このような財政政策と金融政策の同時一体を行えば、今年の経済は良くなるはずだ。失業率も2%台になるだろう。その結果、賃金は上昇し、消費も伸びてくるに違いない。そうなってくれば、株価もあがるだろう。海外の不安定要因はあるが、株価2万円台も視野に入ってくる。
それを阻むのは、日経新聞のような財政再建至上主義のマスコミ論調である。そうした意見に騙されて、再度10%への消費増税を世論がいうようになったら、あっという間に景気は悪くなる可能性もある。

国の財政を特別視しない

そういえば、日経は自社のまともな財務情報を出していない。ホームページにあるのは、決算短信という大雑把なものだ(http://www.nikkei.co.jp/nikkeiinfo/corporate/financial_201603.pdf)。
それによれば、2015年12月期の日経グループ連結バランスシートで、総資産6325億円、純資産3021億円。負債の数字は書かれてない。
負債は総資産から純資産を引いたものなので、3304億円。日経新聞の従業員は3000人。グループの数字はホームページにでていないが、まあ5000人程度だろう。となると、従業員一人あたりの借金は、なんと6000万円。これだけで日経新聞が危機といったらおかしいだろう。
決算短信は使えない財務データの代表であるが、それでも2015年と2014年を比較すると、借金が1700億円も増えたのがわかる。そういえばこの間に、英フィナンシャルタイムズ紙(FT)買収という話があったことを思い出す。そのための借金増とすると、従業員一人あたりの借金増はなんと3400万円。そういう言い方をされれば、日経も黙っていないだろう。FT買収に借金をしたのだろうが、その分資産も増えているという説明をするはずだ。

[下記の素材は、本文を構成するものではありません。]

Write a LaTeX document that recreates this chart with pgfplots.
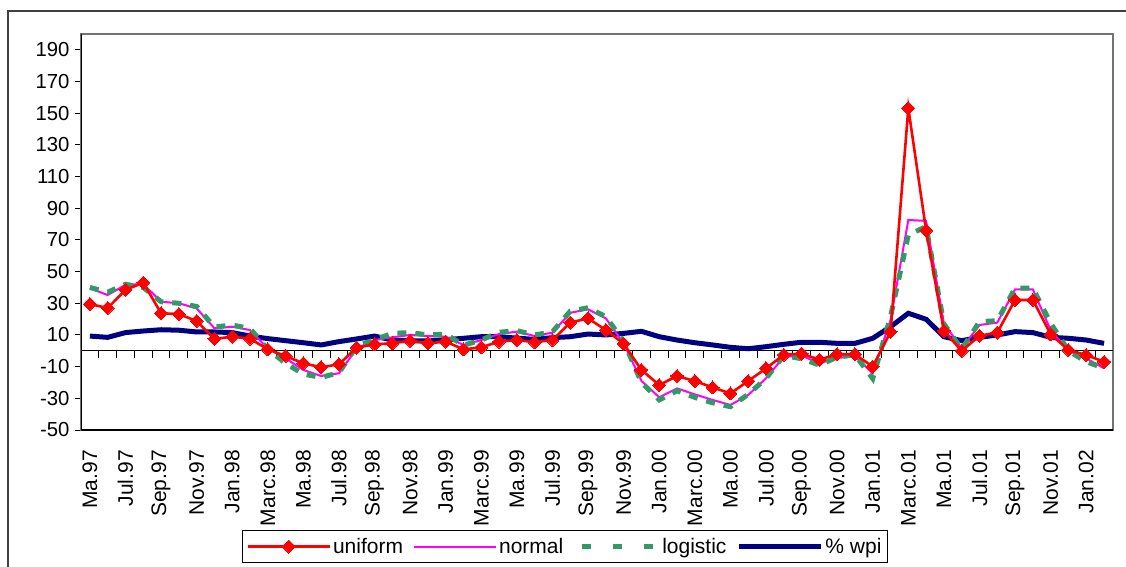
\documentclass[border=0pt]{standalone}
\usepackage{fontspec}
\setmainfont{Liberation Sans}
\usepackage{pgfplots}
\usepackage{pgfplotstable}
\pgfplotsset{compat=1.18}
\definecolor{cuni}{RGB}{255,0,0}
\definecolor{cnor}{RGB}{255,0,255}
\definecolor{clog}{RGB}{51,153,102}
\definecolor{cwpi}{RGB}{0,0,128}

\pgfplotstableread{
i uni nor log wpi
0 29.5 39.5 40 9.3
1 27 35.2 37 8.5
2 38.5 41.6 42 11.5
3 43 42.2 40 12.5
4 23.7 31 31 13.3
5 23.2 30 30 13
6 18.8 26.8 28 11.9
7 7.5 14.2 15 11.9
8 8.9 15.2 16.3 11.5
9 7.7 13.1 14 9.3
10 0.9 1.5 1 7.7
11 -3.3 -4.8 -7.9 6.4
12 -7.9 -12.1 -14.7 5.1
13 -10.4 -15.9 -16.8 3.7
14 -8.5 -14.2 -13.8 5.8
15 2 1.5 3 7.5
16 4.1 6.8 7 9.3
17 4.7 8.5 11 6.8
18 6.4 10 11.5 6.2
19 4.7 9.3 10 6.2
20 5.8 8.9 10.5 7
21 0.9 3.7 3.5 7.9
22 2.2 6.8 6.8 8.9
23 5.8 10.6 11.7 8.9
24 6.8 12.1 12.7 8
25 5.4 9.3 10 7.2
26 6.8 11.5 12 8.3
27 17.8 24 25 8.9
28 20.5 26.2 27.2 10.6
29 13.1 20.5 21.5 10
30 4.5 4.7 6 11
31 -12.1 -19 -20 12.3
32 -21.6 -29.4 -31 8.9
33 -15.9 -23.7 -25.2 6.8
34 -19.1 -27.5 -29.4 5.1
35 -23.1 -31 -32.8 3.7
36 -26.9 -34.2 -35.3 2.2
37 -19.1 -27.9 -27.5 1.3
38 -11.1 -17.4 -17.4 2.6
39 -2.5 -3.8 -3 4.1
40 -1.8 -3 -5 5.4
41 -5.6 -7.9 -9 5.4
42 -2.2 -4.5 -4 4.7
43 -2.2 -3.5 -2.5 4.7
44 -10 -14.2 -17.5 7.9
45 12 19.4 21.5 15.2
46 153.2 82.6 73.1 23.7
47 75.9 82 78.4 19.9
48 12.7 17.4 17 8.9
49 -0.1 1.5 1 6.4
50 9.5 16.3 18.4 8.5
51 11.5 17.8 19 10
52 32.1 38.8 39.5 12.1
53 32.1 38.8 39.5 11.5
54 10.4 13 17.4 8.5
55 0.5 0 0 7.9
56 -2.7 -4.8 -6.9 6.8
57 -6.9 -11 -11 4.7
}\datatable

\begin{document}
\begin{tikzpicture}
\useasboundingbox (0pt,0pt) rectangle (1126pt,566pt);
\draw[black!75, line width=1.3pt] (8pt,-5pt) -- (8pt,555pt) -- (1131pt,555pt);
\begin{axis}[
  at={(81pt,136pt)}, anchor=south west,
  scale only axis, width=1032pt, height=396pt,
  xmin=-0.5, xmax=57.5, ymin=-50, ymax=200,
  ytick={-50,-30,...,190},
  xtick={0,2,...,56},
  xticklabels={Ma.97,Jul.97,Sep.97,Nov.97,Jan.98,Marc.98,Ma.98,Jul.98,Sep.98,Nov.98,Jan.99,Marc.99,Ma.99,Jul.99,Sep.99,Nov.99,Jan.00,Marc.00,Ma.00,Jul.00,Sep.00,Nov.00,Jan.01,Marc.01,Ma.01,Jul.01,Sep.01,Nov.01,Jan.02},
  axis line style={draw=black!55, line width=1.2pt},
  tick align=outside,
  x tick style={draw=none},
  y tick style={black, line width=1pt},
  major tick length=6pt,
  ytick pos=left,
  every tick label/.append style={text=black},
  /pgf/number format/assume math mode=true,
  yticklabel style={xshift=-2pt, font=\fontsize{20.3}{24}\selectfont},
  xticklabel style={rotate=90, anchor=east, inner xsep=14pt, font=\fontsize{21}{25}\selectfont},
  legend columns=4,
  legend style={at={(axis description cs:0.469,-0.2942)}, anchor=center,
    draw=black, line width=0.8pt, inner xsep=4pt, inner ysep=6pt,
    font=\fontsize{21}{25}\selectfont,
    nodes={inner sep=2pt},
    /tikz/every even column/.append style={column sep=8pt}},
  legend image code/.code={\draw[mark repeat=2,mark phase=2,#1] plot coordinates {(0pt,0pt) (41pt,0pt) (82pt,0pt)};},
]
\draw[black, line width=1.2pt] (rel axis cs:0,0) -- (rel axis cs:0,1);
\draw[black, line width=1.2pt] (rel axis cs:0,0) -- (rel axis cs:1,0);
\draw[black, line width=1pt] (axis cs:-0.5,0) -- (axis cs:57.5,0);
\pgfplotsinvokeforeach{0,...,56}{\draw[black, line width=1pt] (axis cs:#1.5,0) -- ++(0pt,-7pt);}
\addlegendimage{cuni, line width=2.6pt, mark=square*, mark size=4.6pt, mark options={rotate=45, solid, fill=cuni, draw=cuni, line width=0pt}}
\addlegendentry{uniform}
\addlegendimage{cnor, line width=2pt}
\addlegendentry{normal}
\addlegendimage{clog, line width=5pt, dash pattern=on 9pt off 22pt, dash phase=-6pt}
\addlegendentry{logistic}
\addlegendimage{cwpi, line width=5pt}
\addlegendentry{\% wpi}
\addplot[cwpi, line width=5pt, forget plot] table[x=i, y=wpi] {\datatable};
\addplot[cnor, line width=2pt, forget plot] table[x=i, y=nor] {\datatable};
\addplot[clog, line width=5pt, dash pattern=on 9pt off 9pt, forget plot] table[x=i, y=log] {\datatable};
\addplot[cuni, line width=2.6pt, mark=square*, mark size=4.6pt, mark options={rotate=45, fill=cuni, draw=cuni, line width=0pt}, forget plot] table[x=i, y=uni] {\datatable};
\end{axis}
\end{tikzpicture}
\end{document}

筆者が政府バランスシートを持ちだして話すことは、一般企業の財務分析とほとんど同じものである。マスコミにも、財務省の説明を鵜呑みにするのではなく、一般企業にも適用できる財務分析で分析を行うべきである。
そうでないと、マスコミと国民が無理解のまま、今年は財政政策と金融政策の同時一体主導の絶好のチャンスなのに、それをみすみす逃してしまうだろう。